Sammelbecken der Gegner wurde die neu gegründete Partei Die Linke. Sie ist inzwischen als fünfte politische Kraft etabliert. Sie lehnt Hartz IV bis heute als „Armut per Gesetz“ ab. Die SPD verlor mit der Einführung von Hartz IV Anfang 2005 krachend die Bundestagswahl sowie Landtagswahl um Landtagswahl, dazu massenhaft Mitglieder. Nach Beanstandungen durch das Bundesverfassungsgericht mussten wichtige Gesetzesregelungen nachgebessert werden. An den Sozialgerichten löste Hartz IV eine Klageflut aus.

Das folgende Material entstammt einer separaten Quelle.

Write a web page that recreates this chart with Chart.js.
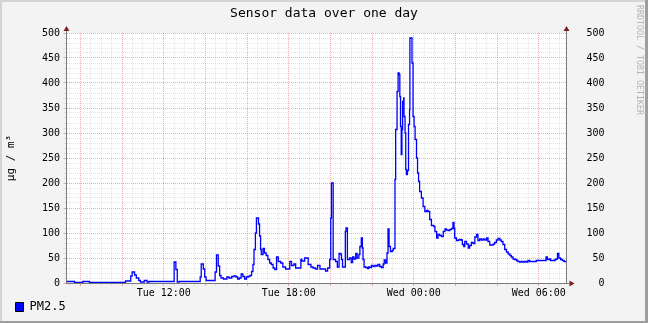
<!DOCTYPE html>
<html>
<head>
<meta charset="utf-8">
<title>Sensor data over one day</title>
<script src="https://cdn.jsdelivr.net/npm/chart.js@4"></script>
<style>
  html, body { margin: 0; padding: 0; background: #f3f3f3; }
  canvas { display: block; }
</style>
</head>
<body>
<canvas id="sensorChart" width="648" height="323"></canvas>
<script>
// minutes after Tue 00:00 where a reading starts, and the PM2.5 value from there on
const minutes = [
  440, 463, 487, 506, 610, 625, 629, 636, 641, 648, 653, 664, 672, 678, 750, 755, 759, 764,
  825, 828, 834, 838, 842, 868, 872, 877, 881, 885, 892, 902, 908, 916, 922, 928, 933, 938,
  943, 948, 953, 958, 963, 968, 973, 977, 980, 984, 987, 993, 996, 999, 1001, 1006, 1010, 1015,
  1020, 1025, 1030, 1035, 1040, 1045, 1050, 1057, 1063, 1071, 1083, 1088, 1095, 1100, 1115, 1118,
  1126, 1136, 1144, 1150, 1157, 1163, 1170, 1186, 1192, 1198, 1201, 1203, 1208, 1215, 1220, 1225,
  1230, 1232, 1235, 1243, 1245, 1249, 1255, 1260, 1264, 1268, 1273, 1277, 1282, 1285, 1289, 1292,
  1294, 1297, 1302, 1307, 1310, 1313, 1318, 1323, 1328, 1333, 1337, 1342, 1347, 1352, 1355, 1359,
  1363, 1366, 1369, 1373, 1378, 1381, 1386, 1388, 1392, 1395, 1398, 1400, 1402, 1404, 1406, 1408,
  1411, 1412, 1415, 1417, 1419, 1422, 1425, 1428, 1429, 1435, 1438, 1441, 1444, 1448, 1451, 1454,
  1457, 1462, 1467, 1472, 1477, 1481, 1486, 1491, 1498, 1501, 1506, 1510, 1515, 1520, 1525, 1530,
  1534, 1539, 1544, 1549, 1553, 1556, 1558, 1563, 1568, 1573, 1577, 1580, 1584, 1587, 1592, 1597,
  1601, 1606, 1611, 1616, 1621, 1625, 1630, 1635, 1640, 1645, 1650, 1654, 1659, 1664, 1669, 1673,
  1678, 1683, 1688, 1692, 1697, 1702, 1707, 1712, 1717, 1721, 1726, 1731, 1736, 1740, 1745, 1750,
  1755, 1760, 1765, 1769, 1774, 1793, 1821, 1825, 1830, 1834, 1847, 1851, 1854, 1858, 1863, 1868,
  1873, 1880
];
const pm25 = [
  3, 1, 3, 1, 4, 14, 22, 16, 10, 5, 2, 5, 2, 3, 42, 27, 2, 3,
  12, 38, 28, 12, 5, 22, 56, 34, 15, 10, 8, 12, 10, 13, 14, 12, 8, 10,
  18, 13, 8, 12, 13, 15, 23, 37, 67, 100, 130, 118, 94, 67, 57, 69, 60, 55,
  47, 40, 37, 30, 27, 52, 43, 40, 32, 28, 43, 35, 38, 30, 47, 44,
  50, 37, 32, 30, 28, 35, 28, 24, 30, 47, 130, 200, 47, 43, 32, 59,
  57, 47, 32, 103, 110, 47, 50, 41, 52, 48, 59, 50, 57, 73, 90, 70,
  47, 32, 31, 29, 32, 31, 35, 33, 35, 34, 37, 33, 31, 38, 46, 40,
  60, 108, 73, 63, 65, 69, 207, 307, 383, 420, 417, 373, 313, 257, 307, 363,
  370, 333, 300, 227, 217, 225, 317, 347, 490, 440, 333, 313, 287, 250, 220, 203,
  183, 170, 153, 143, 145, 143, 127, 115, 113, 103, 90, 97, 95, 93, 103, 108,
  106, 105, 107, 109, 121, 109, 90, 85, 86, 87, 86, 77, 73, 83, 78, 70,
  75, 81, 79, 92, 97, 85, 88, 86, 88, 86, 90, 83, 76, 76, 78, 81,
  86, 89, 86, 83, 77, 67, 62, 58, 55, 52, 48, 47, 45, 43, 42, 43,
  42, 43, 42, 45, 43, 45, 52, 47, 48, 45, 47, 48, 59, 50, 47, 45,
  43, 43
];

const timeLabelMinutes = [720, 1080, 1440, 1800];
const timeLabels = ['Tue 12:00', 'Tue 18:00', 'Wed 00:00', 'Wed 06:00'];
const valueLabels = [0, 50, 100, 150, 200, 250, 300, 350, 400, 450, 500];

const startMin = 440;   // Tue 07:20
const endMin = 1880;    // Wed 07:20

const AXIS = '#7a7a7a';
const MAJOR = 'rgba(225,70,70,0.45)';
const MINOR = 'rgba(150,150,150,0.24)';
const ARROW = '#7f1f1f';

// half hour grid, red every two hours
const gridMinutes = [];
for (let m = 450; m < endMin; m += 30) gridMinutes.push(m);

Chart.defaults.font.family = '"DejaVu Sans Mono", monospace';
Chart.defaults.color = '#000';

const frame = {
  id: 'frame',
  beforeDraw(chart) {
    const { ctx, chartArea: a, width, height } = chart;
    ctx.save();
    ctx.fillStyle = '#f3f3f3';
    ctx.fillRect(0, 0, width, height);
    ctx.fillStyle = '#ffffff';
    ctx.fillRect(a.left, a.top, a.right - a.left, a.bottom - a.top);
    ctx.restore();
  },
  afterDraw(chart) {
    const { ctx, chartArea: a, width, height } = chart;
    const l = Math.round(a.left - 0.5) + 0.5;
    const r = Math.round(a.right - 0.5) + 0.5;
    const t = Math.round(a.top);
    const b = Math.round(a.bottom - 0.5) + 0.5;
    ctx.save();
    // shaded border
    ctx.fillStyle = '#d4d4d4';
    ctx.fillRect(0, 0, width, 2);
    ctx.fillRect(0, 0, 2, height);
    ctx.fillStyle = '#9e9e9e';
    ctx.fillRect(width - 3, 0, 3, height);
    ctx.fillRect(0, height - 2, width, 2);

    // axis stubs and arrows
    ctx.strokeStyle = AXIS;
    ctx.lineWidth = 1;
    ctx.beginPath();
    ctx.moveTo(l, t); ctx.lineTo(l, t - 2);
    ctx.moveTo(r, t); ctx.lineTo(r, t - 2);
    ctx.moveTo(r, b); ctx.lineTo(r + 3, b);
    ctx.stroke();
    ctx.fillStyle = ARROW;
    ctx.beginPath();
    ctx.moveTo(l - 3, t - 2); ctx.lineTo(l + 3, t - 2); ctx.lineTo(l, t - 7); ctx.closePath();
    ctx.moveTo(r - 3, t - 2); ctx.lineTo(r + 3, t - 2); ctx.lineTo(r, t - 7); ctx.closePath();
    ctx.moveTo(r + 3, b - 3); ctx.lineTo(r + 3, b + 3); ctx.lineTo(r + 8, b); ctx.closePath();
    ctx.fill();

    // watermark
    ctx.translate(639, 5);
    ctx.rotate(Math.PI / 2);
    ctx.fillStyle = '#b4b4b4';
    ctx.font = '8.3px "DejaVu Sans Mono"';
    ctx.textBaseline = 'middle';
    ctx.fillText('RRDTOOL / TOBI OETIKER', 0, 0);
    ctx.restore();
  }
};

new Chart(document.getElementById('sensorChart'), {
  type: 'line',
  data: {
    datasets: [{
      label: 'PM2.5',
      data: minutes.map((m, i) => ({ x: m, y: pm25[i] })),
      borderColor: '#0000ff',
      backgroundColor: '#0000ff',
      borderWidth: 1.3,
      pointRadius: 0,
      stepped: true,
      fill: false,
      xAxisID: 'x',
      yAxisID: 'y'
    }]
  },
  options: {
    responsive: false,
    devicePixelRatio: 1,
    animation: false,
    events: [],
    layout: { padding: { left: 13.5, right: 13.5, top: 0, bottom: 0 } },
    plugins: {
      title: {
        display: true,
        text: 'Sensor data over one day',
        color: '#000',
        font: { size: 13, weight: 'normal', lineHeight: 1 },
        padding: { top: 7, bottom: 13 }
      },
      legend: {
        position: 'bottom',
        align: 'start',
        labels: {
          boxWidth: 8,
          boxHeight: 9,
          padding: 2,
          color: '#000',
          font: { size: 12 },
          generateLabels: chart => Chart.defaults.plugins.legend.labels.generateLabels(chart)
            .map(item => ({ ...item, strokeStyle: '#000', lineWidth: 1 }))
        }
      },
      tooltip: { enabled: false }
    },
    scales: {
      x: {
        type: 'linear',
        position: 'bottom',
        min: startMin,
        max: endMin,
        afterBuildTicks: axis => { axis.ticks = gridMinutes.map(value => ({ value })); },
        afterFit: axis => { axis.height = 16; },
        ticks: {
          autoSkip: false,
          maxRotation: 0,
          padding: 1,
          font: { size: 10 },
          callback: v => {
            const i = timeLabelMinutes.indexOf(v);
            return i < 0 ? '' : timeLabels[i];
          }
        },
        grid: {
          color: c => (c.tick.value % 120 === 0 ? MAJOR : MINOR),
          tickColor: c => (c.tick.value % 120 === 0 ? MAJOR : MINOR),
          tickLength: 3
        },
        border: { color: AXIS, dash: [1, 1] }
      },
      y: {
        position: 'left',
        min: 0,
        max: 500,
        afterFit: axis => { axis.width = 53; },
        ticks: {
          stepSize: 10,
          autoSkip: false,
          padding: 3.5,
          font: { size: 10 },
          callback: v => (valueLabels.includes(v) ? String(v) : '')
        },
        grid: {
          color: c => (c.tick.value === 0 ? 'rgba(0,0,0,0)' : (c.tick.value % 50 === 0 ? MAJOR : MINOR)),
          tickColor: c => (c.tick.value % 50 === 0 ? MAJOR : MINOR),
          tickLength: 3
        },
        border: { color: AXIS, dash: [1, 1] },
        title: {
          display: true,
          text: 'µg / m³',
          color: '#000',
          font: { size: 11, lineHeight: 1.2 },
          padding: { top: -8.5, bottom: 0 }
        }
      },
      y2: {
        position: 'right',
        min: 0,
        max: 500,
        afterFit: axis => { axis.width = 68; },
        ticks: {
          stepSize: 50,
          padding: 20,
          font: { size: 10 },
          callback: v => String(v).padStart(3, ' ')
        },
        grid: { display: false, drawTicks: false },
        border: { color: AXIS }
      }
    }
  },
  plugins: [frame]
});
</script>
</body>
</html>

Für viele Kritiker war mit Einführung von Hartz IV der Kampf gegen die Arbeitslosigkeit in einen „Kampf gegen die Arbeitslosen“ umgeschlagen. Fast jede Arbeit, auch gering bezahlte, war plötzlich zumutbar. Nur in Ausnahmefällen erwiesen sich die Jobs als Brücke in eine reguläre Beschäftigung. Langzeitarbeitslose werden meist als Letzte eingestellt und stehen als Erste wieder auf der Straße.

Auf der anderen Seite ist festzuhalten: Bei Beschäftigung und Jugendarbeitslosigkeit steht Deutschland trotz Euro-Krise im internationalen Vergleich aktuell gut da. Hartz IV hat zweifelsohne dazu beigetragen und auch dafür gesorgt, dass der Trend der zuvor ständig wachsenden Sockelarbeitslosigkeit gebrochen wurde.

„Die Hartz-Gesetze haben eine Menge an Flexibilität gebracht – und sie sind die Grundlage für die momentan starke wirtschaftliche Stellung Deutschlands in Europa. Das ist gut“, lautet die Bilanz des CDU-Arbeitsmarktexperten Karl Schiewerling. Seine SPD-Kollegin Anette Kramme sagt: „Was wir erreicht haben, allerdings nicht von Anfang an, ist das systematische Fördern der Arbeitslosen. Besonders in der Sozialhilfe fand das nicht statt.“

Verbesserung vor allem für ehemalige Sozialhilfeempfänger

Als Peter Hartz seine „Radikalkur gegen Arbeitslosigkeit“ vorlegte, gab es 3,8 Millionen Arbeitslose. Zehn Jahre und einige Reformen später sind es knapp 2,9 Millionen. Dazwischen – Anfang Februar 2005 – kletterte die Erwerbslosenzahl kurzzeitig auf den Rekordstand von 5,2 Millionen. Es waren jene 350 000 Erwerbsfähigen dazugekommen, die bis dahin als Sozialhilfeempfänger nicht mitgezählt worden waren. Für sie brachte die Reform unstreitig Verbesserungen.

Derzeit umfasst die Gruppe der Langzeitarbeitslosen noch etwa 1,9 Millionen Menschen. Den Einstieg in den Umbau des Arbeitsmarktes markierten im Jahr 2003 die Reformen Hartz I und II: Sie brachten die Ich-AG für arbeitslose Existenzgründer, 400-Euro-Jobs, Vermittlungsgutscheine, Jobcenter und die Pflicht zur umgehenden Meldung zur Arbeitssuche bei Kündigung. Instrumente wie der Jobfloater und Bildungsgutscheine sind längst in Vergessenheit geraten. Die Ich-AG war 2002 „Unwort des Jahres“. Hartz III schuf dann die Basis für den Umbau der Bundesanstalt für Arbeit (BA) zu einem modernen Dienstleister.